_Work required_: Starting with the first line of the data below, copy each line up to and including the one containing "6 H500 Q552". Pictures stay out.

++++++++++

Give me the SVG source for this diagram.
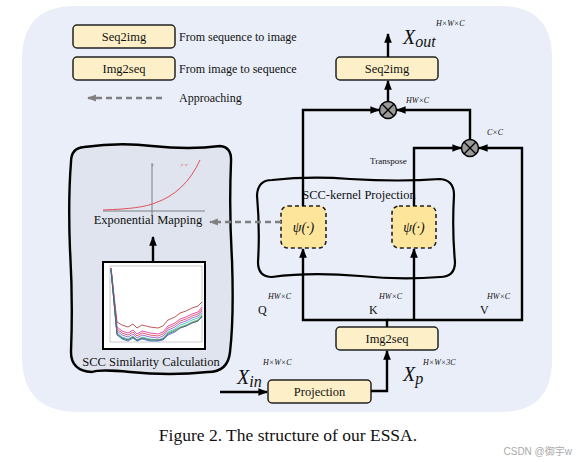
<svg xmlns="http://www.w3.org/2000/svg" width="576" height="462" viewBox="0 0 576 462">
<defs>
<marker id="ah" viewBox="0 0 10 10" refX="9" refY="5" markerWidth="4" markerHeight="4" orient="auto-start-reverse" markerUnits="strokeWidth"><path d="M0 1 L10 5 L0 9 Z" fill="#000"/></marker>
<marker id="ahg" viewBox="0 0 10 10" refX="9" refY="5" markerWidth="3.4" markerHeight="3.4" orient="auto-start-reverse" markerUnits="strokeWidth"><path d="M0 1 L10 5 L0 9 Z" fill="#7f7f7f"/></marker>
</defs>
<style>
.t{font-family:"Liberation Serif","Times New Roman",serif;fill:#111}
.m{font-family:"Liberation Serif","Times New Roman",serif;font-style:italic;fill:#111}
.box{fill:#fdf0c8;stroke:#222;stroke-width:1.5}
.psi{fill:#fde59c;stroke:#222;stroke-width:1.6;stroke-dasharray:4 3}
.c{fill:none;stroke:#000;stroke-width:2.4}
.w{fill:none;stroke:#000;stroke-width:2.2}
.dash{fill:none;stroke:#7f7f7f;stroke-width:2.6;stroke-dasharray:6 4}
.mul{fill:#9a9a9a;stroke:#000;stroke-width:1.5}
</style>
<rect x="0" y="0" width="576" height="462" fill="#fff"/>
<path d="M75 6 H500 Q552 6 552 58 V360 Q552 412 500 412 H78 Q22 412 22 356 V60 Q22 6 75 6 Z" fill="#e9eef8"/>

<g id="legend">
<rect class="box" x="73" y="25" width="102" height="23" rx="4"/>
<text class="t" x="124" y="41" font-size="12.5" text-anchor="middle">Seq2img</text>
<text class="t" x="179" y="41" font-size="12">From sequence to image</text>
<rect class="box" x="73" y="57" width="102" height="23" rx="4"/>
<text class="t" x="124" y="73" font-size="12.5" text-anchor="middle">Img2seq</text>
<text class="t" x="179" y="73" font-size="12">From image to sequence</text>
<path class="dash" d="M162 98 H88" marker-end="url(#ahg)"/>
<text class="t" x="179" y="102" font-size="12">Approaching</text>
</g>

<g id="left-panel">
<path d="M84 147 Q120 142 152 146 Q190 150 220 146 Q232 147 231 162 Q229 210 232 260 Q234 318 230 352 Q228 372 208 372 Q170 376 130 372 Q100 369 92 372 Q71 371 71 352 Q73 300 70 250 Q68 200 71 162 Q71 148 84 147 Z" fill="#dfe4ee" stroke="#000" stroke-width="2.4"/>
</g>

<g id="exp-mapping">
<line x1="152" y1="215" x2="152" y2="163" stroke="#666" stroke-width="0.8"/>
<line x1="103" y1="211" x2="205" y2="211" stroke="#666" stroke-width="0.8"/>
<path d="M103 210 C130 209 145 207 155 203 C175 196 190 182 200 160" fill="none" stroke="#e0505a" stroke-width="1"/>
<text x="152" y="166" font-size="4" fill="#666" font-family="Liberation Serif,serif" font-style="italic"> y</text>
<text x="181" y="166" font-size="4" fill="#e0505a" font-family="Liberation Serif,serif" font-style="italic">y=eˣ</text>
<text class="t" x="148" y="224" font-size="12.5" text-anchor="middle">Exponential Mapping</text>
</g>

<g id="scc-similarity">
<rect x="103" y="262" width="102" height="87" fill="#fff" stroke="#000" stroke-width="2"/>
<rect x="110" y="266" width="92" height="76" fill="none" stroke="#999" stroke-width="0.5"/>
<g fill="none" stroke-width="0.8">
<polyline stroke="#b03030" points="111,268 117,322 122,325 128,327 133,324 137,328 142,325 150,327 158,328 163,326 168,320 175,317 180,313 186,311 192,308 198,306 202,302"/>
<polyline stroke="#e020a0" points="111,268 117,327 122,331 128,333 133,330 137,334 142,331 150,333 158,334 163,332 168,326 175,323 180,319 186,317 192,314 198,312 202,307"/>
<polyline stroke="#d04040" points="111,268 117,329 122,333 128,335 133,332 137,336 142,333 150,335 158,336 163,334 168,328 175,325 180,321 186,319 192,316 198,314 202,309"/>
<polyline stroke="#a040d0" points="111,269 117,331 122,335 128,337 133,334 137,338 142,335 150,337 158,338 163,336 168,330 175,327 180,323 186,321 192,318 198,316 202,311"/>
<polyline stroke="#20c0c0" points="111,269 117,333 122,337 128,339 133,336 137,340 142,337 150,339 158,340 163,338 168,332 175,329 180,325 186,323 192,320 198,318 202,313"/>
<polyline stroke="#40b040" points="111,269 117,334 122,338 128,340 133,337 137,341 142,338 150,340 158,340 163,339 168,333 175,330 180,327 186,325 192,322 198,320 202,315"/>
<polyline stroke="#3060e0" points="111,270 117,335 122,339 128,341 133,338 137,341 142,339 150,341 158,341 163,340 168,335 175,332 180,328 186,326 192,323 198,321 202,317"/>
<polyline stroke="#606060" points="111,270 117,334 122,338 128,340 133,337 137,340 142,338 150,340 158,340 163,339 168,334 175,331 180,328 186,326 192,323 198,321 202,316"/>
</g>
<text class="t" x="151" y="366" font-size="12.5" text-anchor="middle">SCC Similarity Calculation</text>
</g>

<g id="scc-kernel">
<path class="w" d="M272 180 Q310 176 350 179 Q400 182 440 179 Q454 180 454 195 Q452 230 455 262 Q455 277 440 277 Q400 280 360 276 Q310 272 272 277 Q258 277 258 262 Q260 230 257 195 Q258 180 272 180 Z"/>
<text class="t" x="359" y="199" font-size="12.5" text-anchor="middle">SCC-kernel Projection</text>
</g>

<g id="psi-q">
<rect class="psi" x="281" y="206" width="45" height="42" rx="7"/>
<text class="m" x="303.5" y="232" font-size="14" text-anchor="middle">ψ(·)</text>
</g>
<g id="psi-k">
<rect class="psi" x="392" y="206" width="44" height="42" rx="7"/>
<text class="m" x="414" y="232" font-size="14" text-anchor="middle">ψ(·)</text>
</g>

<g id="seq2img">
<rect class="box" x="336" y="57" width="102" height="23" rx="4"/>
<text class="t" x="387" y="73" font-size="12.5" text-anchor="middle">Seq2img</text>
</g>
<g id="img2seq">
<rect class="box" x="336" y="327" width="102" height="23" rx="4"/>
<text class="t" x="387" y="343" font-size="12.5" text-anchor="middle">Img2seq</text>
</g>
<g id="projection">
<rect class="box" x="268" y="380" width="103" height="23" rx="4"/>
<text class="t" x="319.5" y="396" font-size="12.5" text-anchor="middle">Projection</text>
</g>

<g id="mul-top">
<circle class="mul" cx="388" cy="110" r="8.5"/>
<path d="M382 104 L394 116 M394 104 L382 116" stroke="#000" stroke-width="1.4"/>
</g>
<g id="mul-right">
<circle class="mul" cx="470" cy="148" r="8.5"/>
<path d="M464 142 L476 154 M476 142 L464 154" stroke="#000" stroke-width="1.4"/>
</g>

<g id="connectors">
<path class="c" d="M388 57 V34" marker-end="url(#ah)"/>
<path class="c" d="M388 101.5 V81" marker-end="url(#ah)"/>
<path class="c" d="M303 206 V110 H379" marker-end="url(#ah)"/>
<path class="c" d="M470 139.5 V110 H397" marker-end="url(#ah)"/>
<path class="c" d="M414 206 V148 H461" marker-end="url(#ah)"/>
<path class="c" d="M387 320 H522 V148 H479" marker-end="url(#ah)"/>
<path class="c" d="M387 327 V320 H303 V249" marker-end="url(#ah)"/>
<path class="c" d="M414 320 V249" marker-end="url(#ah)"/>
<path class="c" d="M371 391 H387 V351" marker-end="url(#ah)"/>
<path class="c" d="M220 392 H267" marker-end="url(#ah)"/>
<path class="c" d="M153 262 V237" marker-end="url(#ah)"/>
<path class="dash" d="M281 222 H210" marker-end="url(#ahg)"/>
</g>

<g id="labels">
<text class="m" x="403" y="44" font-size="20">X<tspan font-size="16" dy="3">out</tspan></text>
<text class="m" x="436" y="26" font-size="8">H×W×C</text>
<text class="m" x="406" y="103" font-size="8">HW×C</text>
<text class="m" x="487" y="135" font-size="8">C×C</text>
<text class="t" x="370" y="164" font-size="9">Transpose</text>
<text class="t" x="258" y="314" font-size="12">Q</text>
<text class="m" x="268" y="299" font-size="8">HW×C</text>
<text class="t" x="369" y="314" font-size="12">K</text>
<text class="m" x="379" y="299" font-size="8">HW×C</text>
<text class="t" x="480" y="314" font-size="12">V</text>
<text class="m" x="487" y="299" font-size="8">HW×C</text>
<text class="m" x="237" y="384" font-size="20">X<tspan font-size="16" dy="3">in</tspan></text>
<text class="m" x="263" y="365" font-size="8">H×W×C</text>
<text class="m" x="403" y="381" font-size="20">X<tspan font-size="16" dy="3">p</tspan></text>
<text class="m" x="423" y="365" font-size="8">H×W×3C</text>
</g>

<text class="t" x="288" y="441" font-size="17.5" text-anchor="middle">Figure 2. The structure of our ESSA.</text>
<text x="572" y="455" font-size="10" fill="#aaa" text-anchor="end" font-family="Liberation Sans,'Noto Sans CJK SC',sans-serif">CSDN @御宇w</text>
</svg>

++++++++++

_Reply_:
Give me the SVG source for this diagram.
<svg xmlns="http://www.w3.org/2000/svg" width="576" height="462" viewBox="0 0 576 462">
<defs>
<marker id="ah" viewBox="0 0 10 10" refX="9" refY="5" markerWidth="4" markerHeight="4" orient="auto-start-reverse" markerUnits="strokeWidth"><path d="M0 1 L10 5 L0 9 Z" fill="#000"/></marker>
<marker id="ahg" viewBox="0 0 10 10" refX="9" refY="5" markerWidth="3.4" markerHeight="3.4" orient="auto-start-reverse" markerUnits="strokeWidth"><path d="M0 1 L10 5 L0 9 Z" fill="#7f7f7f"/></marker>
</defs>
<style>
.t{font-family:"Liberation Serif","Times New Roman",serif;fill:#111}
.m{font-family:"Liberation Serif","Times New Roman",serif;font-style:italic;fill:#111}
.box{fill:#fdf0c8;stroke:#222;stroke-width:1.5}
.psi{fill:#fde59c;stroke:#222;stroke-width:1.6;stroke-dasharray:4 3}
.c{fill:none;stroke:#000;stroke-width:2.4}
.w{fill:none;stroke:#000;stroke-width:2.2}
.dash{fill:none;stroke:#7f7f7f;stroke-width:2.6;stroke-dasharray:6 4}
.mul{fill:#9a9a9a;stroke:#000;stroke-width:1.5}
</style>
<rect x="0" y="0" width="576" height="462" fill="#fff"/>
<path d="M75 6 H500 Q552 6 552 58 V360 Q552 412 500 412 H78 Q22 412 22 356 V60 Q22 6 75 6 Z" fill="#e9eef8"/>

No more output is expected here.